## Begin Data shown

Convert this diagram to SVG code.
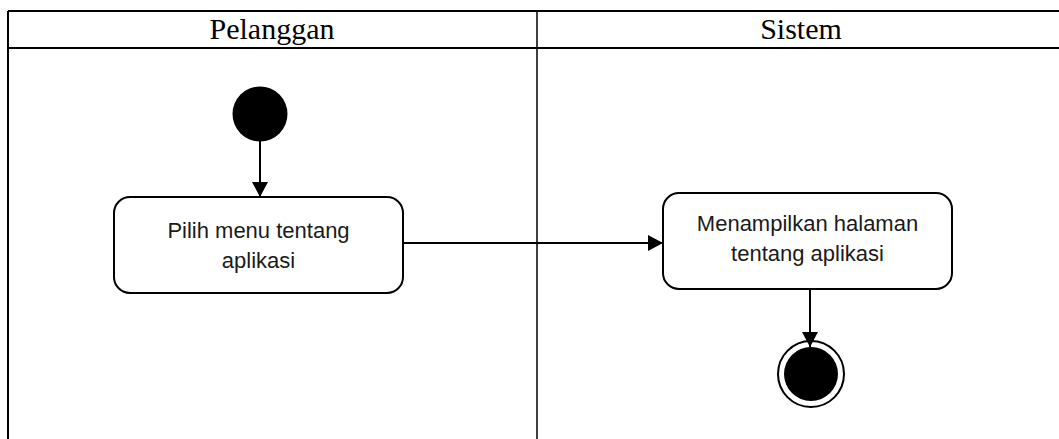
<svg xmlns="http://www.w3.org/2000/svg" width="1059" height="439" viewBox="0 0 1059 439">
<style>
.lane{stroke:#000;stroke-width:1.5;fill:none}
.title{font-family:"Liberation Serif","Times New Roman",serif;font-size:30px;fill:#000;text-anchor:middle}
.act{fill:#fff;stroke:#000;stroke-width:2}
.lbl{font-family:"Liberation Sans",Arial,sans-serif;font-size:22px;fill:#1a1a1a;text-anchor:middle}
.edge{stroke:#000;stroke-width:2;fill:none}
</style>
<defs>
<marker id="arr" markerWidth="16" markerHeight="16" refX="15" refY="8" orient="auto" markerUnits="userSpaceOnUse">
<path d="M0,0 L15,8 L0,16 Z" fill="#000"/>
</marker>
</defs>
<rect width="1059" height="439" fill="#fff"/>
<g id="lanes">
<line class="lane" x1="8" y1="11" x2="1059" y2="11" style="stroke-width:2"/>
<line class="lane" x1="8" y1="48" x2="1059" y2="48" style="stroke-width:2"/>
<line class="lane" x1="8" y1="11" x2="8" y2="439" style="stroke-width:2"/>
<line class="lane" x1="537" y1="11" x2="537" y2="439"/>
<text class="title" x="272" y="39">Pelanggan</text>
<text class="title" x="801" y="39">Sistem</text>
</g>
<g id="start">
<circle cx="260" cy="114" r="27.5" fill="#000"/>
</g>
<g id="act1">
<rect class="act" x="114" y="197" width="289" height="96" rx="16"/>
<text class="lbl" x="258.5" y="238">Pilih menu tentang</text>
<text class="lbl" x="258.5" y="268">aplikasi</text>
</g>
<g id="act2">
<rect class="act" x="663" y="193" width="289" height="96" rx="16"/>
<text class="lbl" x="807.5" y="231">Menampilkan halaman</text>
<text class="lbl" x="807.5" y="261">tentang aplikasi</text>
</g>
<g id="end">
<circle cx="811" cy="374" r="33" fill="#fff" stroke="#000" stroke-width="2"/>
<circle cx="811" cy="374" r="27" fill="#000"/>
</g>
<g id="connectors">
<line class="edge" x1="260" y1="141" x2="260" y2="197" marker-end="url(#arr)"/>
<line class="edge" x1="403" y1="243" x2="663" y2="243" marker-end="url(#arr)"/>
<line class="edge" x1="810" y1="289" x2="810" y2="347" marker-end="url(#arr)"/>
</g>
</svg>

## End Data shown

*Directions for this task*: Repeat the data above exactly, but not the pictures.

*Output for this task*:
Convert this diagram to SVG code.
<svg xmlns="http://www.w3.org/2000/svg" width="1059" height="439" viewBox="0 0 1059 439">
<style>
.lane{stroke:#000;stroke-width:1.5;fill:none}
.title{font-family:"Liberation Serif","Times New Roman",serif;font-size:30px;fill:#000;text-anchor:middle}
.act{fill:#fff;stroke:#000;stroke-width:2}
.lbl{font-family:"Liberation Sans",Arial,sans-serif;font-size:22px;fill:#1a1a1a;text-anchor:middle}
.edge{stroke:#000;stroke-width:2;fill:none}
</style>
<defs>
<marker id="arr" markerWidth="16" markerHeight="16" refX="15" refY="8" orient="auto" markerUnits="userSpaceOnUse">
<path d="M0,0 L15,8 L0,16 Z" fill="#000"/>
</marker>
</defs>
<rect width="1059" height="439" fill="#fff"/>
<g id="lanes">
<line class="lane" x1="8" y1="11" x2="1059" y2="11" style="stroke-width:2"/>
<line class="lane" x1="8" y1="48" x2="1059" y2="48" style="stroke-width:2"/>
<line class="lane" x1="8" y1="11" x2="8" y2="439" style="stroke-width:2"/>
<line class="lane" x1="537" y1="11" x2="537" y2="439"/>
<text class="title" x="272" y="39">Pelanggan</text>
<text class="title" x="801" y="39">Sistem</text>
</g>
<g id="start">
<circle cx="260" cy="114" r="27.5" fill="#000"/>
</g>
<g id="act1">
<rect class="act" x="114" y="197" width="289" height="96" rx="16"/>
<text class="lbl" x="258.5" y="238">Pilih menu tentang</text>
<text class="lbl" x="258.5" y="268">aplikasi</text>
</g>
<g id="act2">
<rect class="act" x="663" y="193" width="289" height="96" rx="16"/>
<text class="lbl" x="807.5" y="231">Menampilkan halaman</text>
<text class="lbl" x="807.5" y="261">tentang aplikasi</text>
</g>
<g id="end">
<circle cx="811" cy="374" r="33" fill="#fff" stroke="#000" stroke-width="2"/>
<circle cx="811" cy="374" r="27" fill="#000"/>
</g>
<g id="connectors">
<line class="edge" x1="260" y1="141" x2="260" y2="197" marker-end="url(#arr)"/>
<line class="edge" x1="403" y1="243" x2="663" y2="243" marker-end="url(#arr)"/>
<line class="edge" x1="810" y1="289" x2="810" y2="347" marker-end="url(#arr)"/>
</g>
</svg>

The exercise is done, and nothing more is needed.